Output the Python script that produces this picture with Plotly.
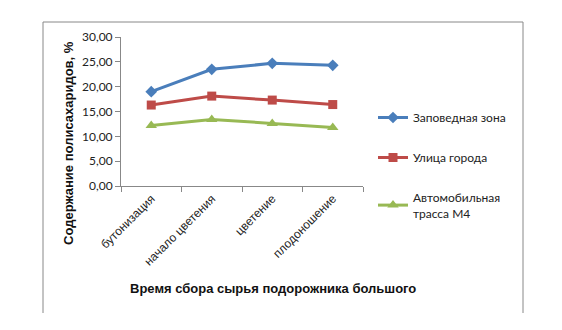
import plotly.graph_objects as go

categories = ["бутонизация", "начало цветения", "цветение", "плодоношение"]
series_names = ["Заповедная зона", "Улица города", "Автомобильная<br>трасса М4"]
zapoved = [19.0, 23.5, 24.7, 24.3]
ulica = [16.3, 18.1, 17.3, 16.4]
trassa = [12.2, 13.4, 12.6, 11.8]
y_ticks = [0, 5, 10, 15, 20, 25, 30]

colors = ["#4A7EBB", "#BE4B48", "#98B954"]
symbols = ["diamond", "square", "triangle-up"]
msizes = [9, 9, 10]

L, R, T, B = 121, 363, 37, 186
W, H = 562, 330

fig = go.Figure()
for i, (name, vals, c, s, ms) in enumerate(zip(series_names, [zapoved, ulica, trassa], colors, symbols, msizes)):
    fig.add_trace(go.Scatter(
        x=categories, y=vals, name=name, mode="lines+markers",
        legendgroup=f"g{i}",
        line=dict(color=c, width=3),
        marker=dict(symbol=s, size=ms, color=c),
    ))

def px2x(px):
    return (px - L) / (R - L)

def px2y(py):
    return (B - py) / (B - T)

fig.update_layout(
    width=W, height=H,
    margin=dict(l=L, r=W - R, t=T, b=H - B),
    paper_bgcolor="white", plot_bgcolor="white",
    separators=", ",
    showlegend=True,
    legend=dict(
        x=px2x(373), y=px2y(103), xanchor="left", yanchor="top",
        font=dict(family="Lato, Open Sans, sans-serif", size=12, color="#222"),
        tracegroupgap=21, itemwidth=30,
        bgcolor="rgba(0,0,0,0)",
    ),
    xaxis=dict(
        type="category", showgrid=False, showline=True, linecolor="#888", linewidth=1,
        ticks="outside", tickson="boundaries", ticklen=5, tickcolor="#888",
        tickangle=-45,
        tickfont=dict(family="Arial, Liberation Sans", size=12, color="#222"),
        range=[-0.5, 3.5],
    ),
    yaxis=dict(
        range=[0, 30], tickvals=y_ticks, tickformat=".2f", showgrid=False,
        showline=True, linecolor="#888", linewidth=1,
        ticks="outside", ticklen=5, tickcolor="#888",
        tickfont=dict(family="Lato, Open Sans, sans-serif", size=12, color="#222"),
        zeroline=False,
    ),
    annotations=[
        dict(text="<b>Время сбора сырья подорожника большого</b>", xref="paper", yref="paper",
             x=px2x(273), y=px2y(288), xanchor="center", yanchor="middle", showarrow=False,
             font=dict(family="Arial, Liberation Sans", size=13, color="#111")),
        dict(text="<b>Содержание полисахаридов, %</b>", xref="paper", yref="paper",
             x=px2x(68), y=px2y(143), xanchor="center", yanchor="middle", showarrow=False,
             textangle=-90,
             font=dict(family="Arial, Liberation Sans", size=13, color="#111")),
    ],
    shapes=[
        dict(type="line", xref="paper", yref="paper", x0=px2x(43), x1=px2x(43), y0=px2y(313), y1=px2y(22),
             line=dict(color="#888", width=1)),
        dict(type="line", xref="paper", yref="paper", x0=px2x(43), x1=px2x(523), y0=px2y(22), y1=px2y(22),
             line=dict(color="#888", width=1)),
        dict(type="line", xref="paper", yref="paper", x0=px2x(523), x1=px2x(523), y0=px2y(22), y1=px2y(313),
             line=dict(color="#888", width=1)),
    ],
)

fig.write_html("out.html")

____

WHAT IS NEEDED
Exactly as written, please give again the lines from the beginning of the listing through the line containing "return (B - py) / (B - T)", inclusive, without any pictures.

WRITTEN REPLY
Output the Python script that produces this picture with Plotly.
import plotly.graph_objects as go

categories = ["бутонизация", "начало цветения", "цветение", "плодоношение"]
series_names = ["Заповедная зона", "Улица города", "Автомобильная<br>трасса М4"]
zapoved = [19.0, 23.5, 24.7, 24.3]
ulica = [16.3, 18.1, 17.3, 16.4]
trassa = [12.2, 13.4, 12.6, 11.8]
y_ticks = [0, 5, 10, 15, 20, 25, 30]

colors = ["#4A7EBB", "#BE4B48", "#98B954"]
symbols = ["diamond", "square", "triangle-up"]
msizes = [9, 9, 10]

L, R, T, B = 121, 363, 37, 186
W, H = 562, 330

fig = go.Figure()
for i, (name, vals, c, s, ms) in enumerate(zip(series_names, [zapoved, ulica, trassa], colors, symbols, msizes)):
    fig.add_trace(go.Scatter(
        x=categories, y=vals, name=name, mode="lines+markers",
        legendgroup=f"g{i}",
        line=dict(color=c, width=3),
        marker=dict(symbol=s, size=ms, color=c),
    ))

def px2x(px):
    return (px - L) / (R - L)

def px2y(py):
    return (B - py) / (B - T)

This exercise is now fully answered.